*** Data section ***

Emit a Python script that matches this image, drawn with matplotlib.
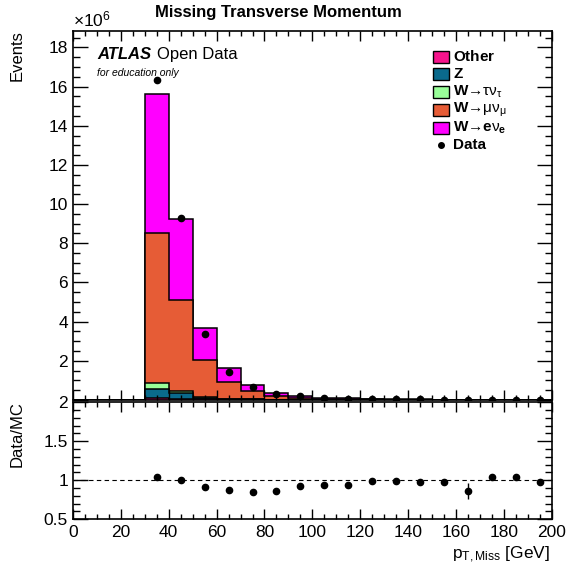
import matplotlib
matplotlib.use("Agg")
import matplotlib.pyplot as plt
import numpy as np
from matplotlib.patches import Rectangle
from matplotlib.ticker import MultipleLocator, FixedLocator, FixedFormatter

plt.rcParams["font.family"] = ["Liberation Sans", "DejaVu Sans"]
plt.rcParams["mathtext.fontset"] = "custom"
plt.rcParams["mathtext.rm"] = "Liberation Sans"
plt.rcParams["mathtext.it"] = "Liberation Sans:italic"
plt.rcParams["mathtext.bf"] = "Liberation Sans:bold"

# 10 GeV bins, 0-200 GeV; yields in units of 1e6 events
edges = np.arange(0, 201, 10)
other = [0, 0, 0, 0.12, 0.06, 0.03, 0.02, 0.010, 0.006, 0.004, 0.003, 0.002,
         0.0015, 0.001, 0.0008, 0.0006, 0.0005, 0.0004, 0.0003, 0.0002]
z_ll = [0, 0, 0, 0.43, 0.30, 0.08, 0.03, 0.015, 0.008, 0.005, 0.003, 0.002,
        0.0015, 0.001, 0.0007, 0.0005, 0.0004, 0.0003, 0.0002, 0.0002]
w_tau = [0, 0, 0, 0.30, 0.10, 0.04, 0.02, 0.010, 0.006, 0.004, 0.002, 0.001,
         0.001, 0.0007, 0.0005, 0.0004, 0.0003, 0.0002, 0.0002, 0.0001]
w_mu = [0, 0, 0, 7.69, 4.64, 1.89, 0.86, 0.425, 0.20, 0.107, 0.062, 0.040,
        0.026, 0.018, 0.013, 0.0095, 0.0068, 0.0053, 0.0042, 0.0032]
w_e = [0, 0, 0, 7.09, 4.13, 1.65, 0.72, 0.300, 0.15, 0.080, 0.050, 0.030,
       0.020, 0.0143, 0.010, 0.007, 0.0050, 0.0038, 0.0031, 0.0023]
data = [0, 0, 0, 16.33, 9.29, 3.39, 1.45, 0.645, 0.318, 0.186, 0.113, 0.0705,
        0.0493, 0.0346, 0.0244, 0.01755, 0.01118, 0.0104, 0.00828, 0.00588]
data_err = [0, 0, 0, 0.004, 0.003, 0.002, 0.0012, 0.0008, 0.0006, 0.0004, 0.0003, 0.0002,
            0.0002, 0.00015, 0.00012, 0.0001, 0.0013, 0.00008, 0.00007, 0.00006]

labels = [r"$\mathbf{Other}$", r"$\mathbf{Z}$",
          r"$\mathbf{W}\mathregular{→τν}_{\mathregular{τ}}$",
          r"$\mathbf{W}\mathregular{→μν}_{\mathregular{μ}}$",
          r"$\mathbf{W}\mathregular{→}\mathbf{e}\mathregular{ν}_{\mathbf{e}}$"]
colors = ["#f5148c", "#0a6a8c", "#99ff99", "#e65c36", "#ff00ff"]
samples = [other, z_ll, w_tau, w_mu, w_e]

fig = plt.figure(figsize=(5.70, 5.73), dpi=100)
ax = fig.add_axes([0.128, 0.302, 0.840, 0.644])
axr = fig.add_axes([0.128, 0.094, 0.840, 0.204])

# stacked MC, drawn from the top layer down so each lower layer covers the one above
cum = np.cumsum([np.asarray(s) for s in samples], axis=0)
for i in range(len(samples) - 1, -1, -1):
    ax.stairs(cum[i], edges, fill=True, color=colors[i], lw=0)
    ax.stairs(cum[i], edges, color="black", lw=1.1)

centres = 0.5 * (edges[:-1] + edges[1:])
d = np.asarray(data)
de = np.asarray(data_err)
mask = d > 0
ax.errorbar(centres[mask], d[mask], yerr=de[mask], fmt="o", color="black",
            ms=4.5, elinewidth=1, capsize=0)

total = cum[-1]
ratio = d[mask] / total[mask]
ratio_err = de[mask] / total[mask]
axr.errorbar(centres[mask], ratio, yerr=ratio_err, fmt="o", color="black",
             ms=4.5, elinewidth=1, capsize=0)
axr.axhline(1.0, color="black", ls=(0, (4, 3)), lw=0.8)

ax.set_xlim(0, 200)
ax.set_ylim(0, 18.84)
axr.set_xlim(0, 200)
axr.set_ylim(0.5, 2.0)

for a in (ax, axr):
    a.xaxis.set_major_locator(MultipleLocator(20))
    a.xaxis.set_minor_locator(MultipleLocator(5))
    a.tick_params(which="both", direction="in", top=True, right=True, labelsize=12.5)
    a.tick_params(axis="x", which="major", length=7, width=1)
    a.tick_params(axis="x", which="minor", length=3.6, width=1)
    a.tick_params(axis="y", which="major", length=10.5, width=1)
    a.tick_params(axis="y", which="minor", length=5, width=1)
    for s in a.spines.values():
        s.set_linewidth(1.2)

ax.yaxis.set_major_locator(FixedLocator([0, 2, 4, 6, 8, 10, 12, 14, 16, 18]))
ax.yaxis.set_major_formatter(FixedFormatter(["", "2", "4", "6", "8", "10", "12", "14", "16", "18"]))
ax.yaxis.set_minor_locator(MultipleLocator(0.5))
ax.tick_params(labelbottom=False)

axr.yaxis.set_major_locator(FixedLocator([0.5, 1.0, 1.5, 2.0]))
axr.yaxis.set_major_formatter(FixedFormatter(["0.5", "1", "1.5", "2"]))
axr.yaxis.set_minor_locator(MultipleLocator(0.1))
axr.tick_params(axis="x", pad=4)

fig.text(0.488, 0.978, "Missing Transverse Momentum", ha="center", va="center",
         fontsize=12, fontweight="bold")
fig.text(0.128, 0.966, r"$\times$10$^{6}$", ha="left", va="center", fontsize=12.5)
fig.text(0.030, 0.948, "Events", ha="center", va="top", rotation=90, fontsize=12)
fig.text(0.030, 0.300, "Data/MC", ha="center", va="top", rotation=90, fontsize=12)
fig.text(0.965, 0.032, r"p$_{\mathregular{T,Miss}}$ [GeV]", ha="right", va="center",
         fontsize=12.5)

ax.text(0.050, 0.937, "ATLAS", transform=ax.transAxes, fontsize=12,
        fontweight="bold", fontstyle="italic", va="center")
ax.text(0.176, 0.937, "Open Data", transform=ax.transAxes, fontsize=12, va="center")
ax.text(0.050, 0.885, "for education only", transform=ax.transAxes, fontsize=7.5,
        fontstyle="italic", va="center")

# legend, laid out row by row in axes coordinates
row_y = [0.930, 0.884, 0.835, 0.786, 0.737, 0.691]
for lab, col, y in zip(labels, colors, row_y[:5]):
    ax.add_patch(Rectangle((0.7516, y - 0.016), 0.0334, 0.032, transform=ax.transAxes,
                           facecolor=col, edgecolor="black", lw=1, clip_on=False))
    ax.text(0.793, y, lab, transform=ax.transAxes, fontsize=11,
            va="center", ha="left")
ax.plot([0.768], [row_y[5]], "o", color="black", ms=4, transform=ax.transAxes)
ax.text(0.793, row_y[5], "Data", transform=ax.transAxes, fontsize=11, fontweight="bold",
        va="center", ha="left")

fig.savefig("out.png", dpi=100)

***

■ Instructions to follow: The data should be printed again unchanged; leave its pictures out.

■ Result for this task:
Emit a Python script that matches this image, drawn with matplotlib.
import matplotlib
matplotlib.use("Agg")
import matplotlib.pyplot as plt
import numpy as np
from matplotlib.patches import Rectangle
from matplotlib.ticker import MultipleLocator, FixedLocator, FixedFormatter

plt.rcParams["font.family"] = ["Liberation Sans", "DejaVu Sans"]
plt.rcParams["mathtext.fontset"] = "custom"
plt.rcParams["mathtext.rm"] = "Liberation Sans"
plt.rcParams["mathtext.it"] = "Liberation Sans:italic"
plt.rcParams["mathtext.bf"] = "Liberation Sans:bold"

# 10 GeV bins, 0-200 GeV; yields in units of 1e6 events
edges = np.arange(0, 201, 10)
other = [0, 0, 0, 0.12, 0.06, 0.03, 0.02, 0.010, 0.006, 0.004, 0.003, 0.002,
         0.0015, 0.001, 0.0008, 0.0006, 0.0005, 0.0004, 0.0003, 0.0002]
z_ll = [0, 0, 0, 0.43, 0.30, 0.08, 0.03, 0.015, 0.008, 0.005, 0.003, 0.002,
        0.0015, 0.001, 0.0007, 0.0005, 0.0004, 0.0003, 0.0002, 0.0002]
w_tau = [0, 0, 0, 0.30, 0.10, 0.04, 0.02, 0.010, 0.006, 0.004, 0.002, 0.001,
         0.001, 0.0007, 0.0005, 0.0004, 0.0003, 0.0002, 0.0002, 0.0001]
w_mu = [0, 0, 0, 7.69, 4.64, 1.89, 0.86, 0.425, 0.20, 0.107, 0.062, 0.040,
        0.026, 0.018, 0.013, 0.0095, 0.0068, 0.0053, 0.0042, 0.0032]
w_e = [0, 0, 0, 7.09, 4.13, 1.65, 0.72, 0.300, 0.15, 0.080, 0.050, 0.030,
       0.020, 0.0143, 0.010, 0.007, 0.0050, 0.0038, 0.0031, 0.0023]
data = [0, 0, 0, 16.33, 9.29, 3.39, 1.45, 0.645, 0.318, 0.186, 0.113, 0.0705,
        0.0493, 0.0346, 0.0244, 0.01755, 0.01118, 0.0104, 0.00828, 0.00588]
data_err = [0, 0, 0, 0.004, 0.003, 0.002, 0.0012, 0.0008, 0.0006, 0.0004, 0.0003, 0.0002,
            0.0002, 0.00015, 0.00012, 0.0001, 0.0013, 0.00008, 0.00007, 0.00006]

labels = [r"$\mathbf{Other}$", r"$\mathbf{Z}$",
          r"$\mathbf{W}\mathregular{→τν}_{\mathregular{τ}}$",
          r"$\mathbf{W}\mathregular{→μν}_{\mathregular{μ}}$",
          r"$\mathbf{W}\mathregular{→}\mathbf{e}\mathregular{ν}_{\mathbf{e}}$"]
colors = ["#f5148c", "#0a6a8c", "#99ff99", "#e65c36", "#ff00ff"]
samples = [other, z_ll, w_tau, w_mu, w_e]

fig = plt.figure(figsize=(5.70, 5.73), dpi=100)
ax = fig.add_axes([0.128, 0.302, 0.840, 0.644])
axr = fig.add_axes([0.128, 0.094, 0.840, 0.204])

# stacked MC, drawn from the top layer down so each lower layer covers the one above
cum = np.cumsum([np.asarray(s) for s in samples], axis=0)
for i in range(len(samples) - 1, -1, -1):
    ax.stairs(cum[i], edges, fill=True, color=colors[i], lw=0)
    ax.stairs(cum[i], edges, color="black", lw=1.1)

centres = 0.5 * (edges[:-1] + edges[1:])
d = np.asarray(data)
de = np.asarray(data_err)
mask = d > 0
ax.errorbar(centres[mask], d[mask], yerr=de[mask], fmt="o", color="black",
            ms=4.5, elinewidth=1, capsize=0)

total = cum[-1]
ratio = d[mask] / total[mask]
ratio_err = de[mask] / total[mask]
axr.errorbar(centres[mask], ratio, yerr=ratio_err, fmt="o", color="black",
             ms=4.5, elinewidth=1, capsize=0)
axr.axhline(1.0, color="black", ls=(0, (4, 3)), lw=0.8)

ax.set_xlim(0, 200)
ax.set_ylim(0, 18.84)
axr.set_xlim(0, 200)
axr.set_ylim(0.5, 2.0)

for a in (ax, axr):
    a.xaxis.set_major_locator(MultipleLocator(20))
    a.xaxis.set_minor_locator(MultipleLocator(5))
    a.tick_params(which="both", direction="in", top=True, right=True, labelsize=12.5)
    a.tick_params(axis="x", which="major", length=7, width=1)
    a.tick_params(axis="x", which="minor", length=3.6, width=1)
    a.tick_params(axis="y", which="major", length=10.5, width=1)
    a.tick_params(axis="y", which="minor", length=5, width=1)
    for s in a.spines.values():
        s.set_linewidth(1.2)

ax.yaxis.set_major_locator(FixedLocator([0, 2, 4, 6, 8, 10, 12, 14, 16, 18]))
ax.yaxis.set_major_formatter(FixedFormatter(["", "2", "4", "6", "8", "10", "12", "14", "16", "18"]))
ax.yaxis.set_minor_locator(MultipleLocator(0.5))
ax.tick_params(labelbottom=False)

axr.yaxis.set_major_locator(FixedLocator([0.5, 1.0, 1.5, 2.0]))
axr.yaxis.set_major_formatter(FixedFormatter(["0.5", "1", "1.5", "2"]))
axr.yaxis.set_minor_locator(MultipleLocator(0.1))
axr.tick_params(axis="x", pad=4)

fig.text(0.488, 0.978, "Missing Transverse Momentum", ha="center", va="center",
         fontsize=12, fontweight="bold")
fig.text(0.128, 0.966, r"$\times$10$^{6}$", ha="left", va="center", fontsize=12.5)
fig.text(0.030, 0.948, "Events", ha="center", va="top", rotation=90, fontsize=12)
fig.text(0.030, 0.300, "Data/MC", ha="center", va="top", rotation=90, fontsize=12)
fig.text(0.965, 0.032, r"p$_{\mathregular{T,Miss}}$ [GeV]", ha="right", va="center",
         fontsize=12.5)

ax.text(0.050, 0.937, "ATLAS", transform=ax.transAxes, fontsize=12,
        fontweight="bold", fontstyle="italic", va="center")
ax.text(0.176, 0.937, "Open Data", transform=ax.transAxes, fontsize=12, va="center")
ax.text(0.050, 0.885, "for education only", transform=ax.transAxes, fontsize=7.5,
        fontstyle="italic", va="center")

# legend, laid out row by row in axes coordinates
row_y = [0.930, 0.884, 0.835, 0.786, 0.737, 0.691]
for lab, col, y in zip(labels, colors, row_y[:5]):
    ax.add_patch(Rectangle((0.7516, y - 0.016), 0.0334, 0.032, transform=ax.transAxes,
                           facecolor=col, edgecolor="black", lw=1, clip_on=False))
    ax.text(0.793, y, lab, transform=ax.transAxes, fontsize=11,
            va="center", ha="left")
ax.plot([0.768], [row_y[5]], "o", color="black", ms=4, transform=ax.transAxes)
ax.text(0.793, row_y[5], "Data", transform=ax.transAxes, fontsize=11, fontweight="bold",
        va="center", ha="left")

fig.savefig("out.png", dpi=100)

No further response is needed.